C’est un effet peu connu du réchauffement climatique. Cette catastrophe qui affecte la planète entière pourrait également avoir, dans les années qui viennent, un effet sur le tic-tac de nos horloges. Car la fonte des glaces, due à ce réchauffement climatique, modifie la vitesse de rotation de la Terre et influe donc sur le calcul du temps universel, affirme une étude parue mercredi dans la revue « Nature ».

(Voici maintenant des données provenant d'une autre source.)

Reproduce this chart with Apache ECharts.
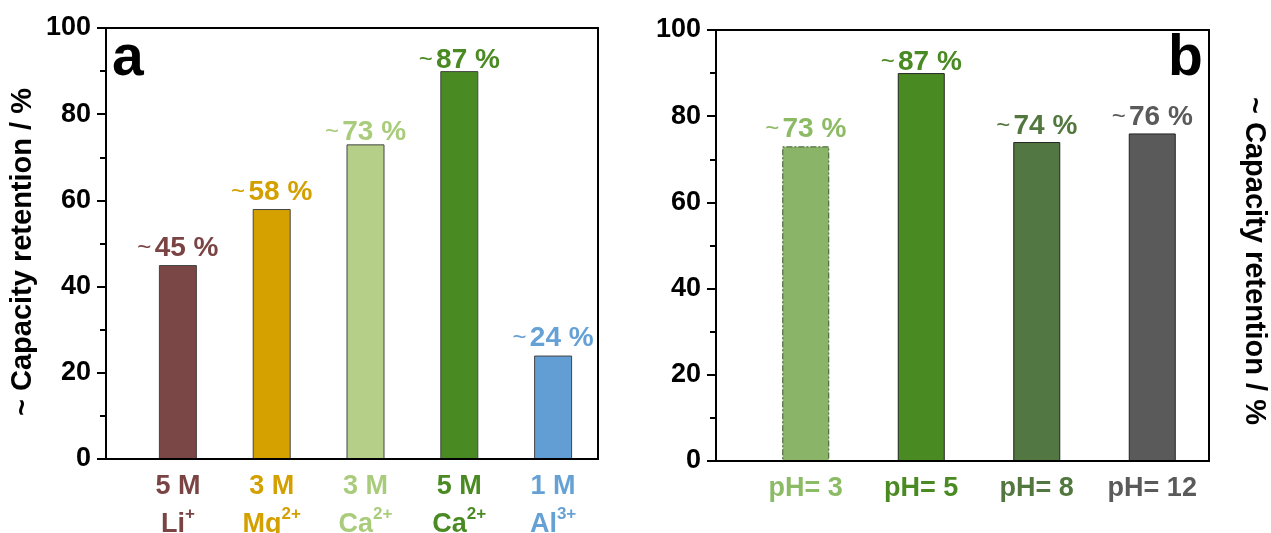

Pour comprendre ce mécanisme, il faut revenir des années en arrière. Constatant des variations liées à la vitesse de rotation de la Terre, qui n’est pas constante, les autorités internationales ont décidé en 1967 d’adopter le temps universel coordonné (UTC). Celui-ci est calculé à partir des mesures d’horloges atomiques ultra-stables.
Depuis cette date, ce n’est donc plus la rotation de la Terre qui détermine la durée d’une seconde, mais ces horloges atomiques très précises. Ce sont elles qui donnent aujourd’hui l’heure dans le monde entier et permettent aux infrastructures numériques et de communication, comme la navigation par satellite, de fonctionner de manière extrêmement précise.

Saut dans l’inconnu
Les experts ont toutefois décidé de garder synchronisées les deux mesures du temps : le temps astronomique et le temps atomique. Pour cela, a été ajoutée au temps atomique une seconde intercalaire. Cet ajout intervient, de façon irrégulière, à chaque fois que le décalage entre les deux standards approche 0,9 seconde. Le dernier ajout remonte à 2016, explique Duncan Agnew, de l’Institut de géophysique de l’Université de Californie à San Diego et auteur de l’étude publiée dans « Nature ».
Mais l’accélération du mouvement de rotation de la Terre, qui entraîne un rétrécissement des jours, pourrait obliger à introduire une seconde… négative. Un saut dans l’inconnu redouté par les métrologistes et les scientifiques au vu des problèmes « sans précédent » que cela pourrait provoquer « dans un monde de plus en plus connecté », souligne Patrizia Tavella, du Bureau international des poids et mesures (BIPM), dans un commentaire joint à l’étude.
En effet, les programmes informatiques qui intègrent les secondes intercalaires « supposent qu’elles sont toutes positives », explique Duncan Agnew. D’après ce dernier, la nécessité d’ajouter cette seconde négative pourrait intervenir en 2026.

Fonte accélérée des glaciers
C’est là qu’interviennent les conséquences du réchauffement climatique. Ces dernières pourraient chambouler ce calendrier, explique Duncan Agnew dans son étude. En cause : l’accélération de la fonte des glaces au Groenland et en Antarctique , qui affecte la vitesse de rotation de la Terre.
La fonte des glaces ralentit la rotation du globe, tout comme le font les effets de marée de la Lune et du Soleil, contrebalançant l’accélération naturelle. « Lorsque la glace fond, l’eau se répand sur l’ensemble de l’océan. […] Ce qui modifie la répartition des fluides à la surface et à l’intérieur de la Terre », explique le scientifique. Le ralentissement de la rotation terrestre causé par l’accélération de la fonte des glaces est tel qu’il pourrait reporter à 2029 un éventuel passage à la seconde négative, selon les prévisions de Duncan Agnew.

Revoir les échéances
Conscients des problèmes que pourrait engendrer l’introduction d’une seconde négative, les métrologistes du monde entier s’étaient mis d’accord pour supprimer la seconde intercalaire d’ici à 2035 et laisser la différence entre l’heure atomique et la rotation de la Terre s’accroître jusqu’à une minute.
Mais la nécessité d’ajouter une seconde négative pouvant intervenir avant cette échéance, une nouvelle réflexion sur le sujet est nécessaire, prévient l’étude de « Nature ». Le délai de trois ans qu’offre la fonte des glaces est finalement bienvenu. Cela laissera aux métrologistes « plus de temps pour décider si 2035 est la meilleure date pour supprimer la seconde intercalaire, ou s’il faut l’abandonner avant », estime Patrizia Tavella.